Bridger estimated that less than 20 percent of Muslims hold to some form of violent Islam, with less than 10 percent “in the most extreme category.”
Based on Pew’s estimate of 1.6 billion Muslims worldwide, that means up to 32 million Muslims may advocate some form of religious violence and up to 16 million may advocate extreme violence.
Among notable moderate groups that reject violent Islam are the Quilliam Foundation in the United Kingdom, the Liberal Islam Network in Indonesia and Sisters in Islam in Malaysia.
Eroding freedom
Mike Edens, professor of theology and Islamic studies at New Orleans Baptist Theological Seminary, told BP he believes only about 10 percent of Muslims have some inclination to use violence to advance Islam. But he noted that in most communities where Muslims gain a majority, personal freedoms begin to erode.
“When we see a British community or an American community such as Dearborn [Mich.] moving toward a Muslim majority, we begin to see shifting of standards of behavior in the street and in the families,” Edens said.
Among Muslims of all stripes, even those who reject violence, religious coercion is a “broadly applied reality,” Edens said, because Islam is a religion focused on external behavior rather than heart transformation. He defined coercion as the use of psychological pressure to force people into accepting a religious viewpoint.

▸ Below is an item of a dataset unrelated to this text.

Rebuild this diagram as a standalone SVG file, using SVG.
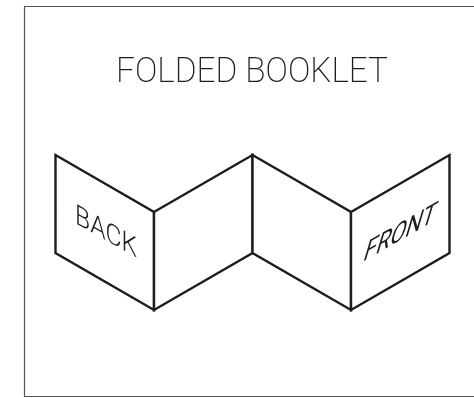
<svg xmlns="http://www.w3.org/2000/svg" width="474" height="398" viewBox="0 0 474 398">
<defs><filter id="g" x="-0.1" y="-0.1" width="1.2" height="1.2"><feOffset dx="0" dy="0"/></filter></defs>
<style>
.p{fill:#fff;stroke:#1d1d1b;stroke-width:2.4;stroke-linejoin:miter}
.t{font-family:Roboto,"Liberation Sans",sans-serif;font-weight:400;fill:#1d1d1b}
.f{fill:none;stroke:#555;stroke-width:1.2}
</style>
<rect width="474" height="398" fill="#fff"/>
<path class="f" d="M474 6.5H24.5V396.5H474"/>
<g filter="url(#g)"><text class="t" x="116" y="82" font-size="35" style="font-weight:200" textLength="272" lengthAdjust="spacingAndGlyphs" id="title">FOLDED BOOKLET</text></g>
<g id="panel-back"><polygon class="p" points="55.5,155 154,212 154,310 55.5,253"/>
<g filter="url(#g)"><text class="t" font-size="28" style="font-weight:300" textLength="62" lengthAdjust="spacingAndGlyphs" transform="matrix(1,0.56,0,1,75,223)">BACK</text></g></g>
<g id="panel-2"><polygon class="p" points="154,212 252.5,155 252.5,253 154,310"/></g>
<g id="panel-3"><polygon class="p" points="252.5,155 351,212 351,310 252.5,253"/></g>
<g id="panel-front"><polygon class="p" points="351,212 449.5,155 449.5,253 351,310"/>
<g filter="url(#g)"><text class="t" font-size="30" textLength="71" lengthAdjust="spacingAndGlyphs" transform="matrix(1,-0.57,-0.3,1,362,262)">FRONT</text></g></g>
</svg>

In contrast, “biblical Christianity is internal transformation … and if a Christian is to be a thinking Christian and apply biblical truth, coercion” would not be “a method he would apply,” Edens said.
There is a passage in the Quran forbidding coercion in religion, Edens said, but “that verse is abrogated by many other verses that talk about enforcement of external codes.”
In the end, preventing Islam from eroding personal liberty in the western world will require a combination of evangelism by Christians and discerning action by governments whenever Islamic practices begin to undermine democratic ideals of religious liberty and expression, Edens said.
“We who are followers of Christ need to make a clear witness to who Jesus is and what He’s done in transforming us and what He can do for our Muslim friends,” Edens said.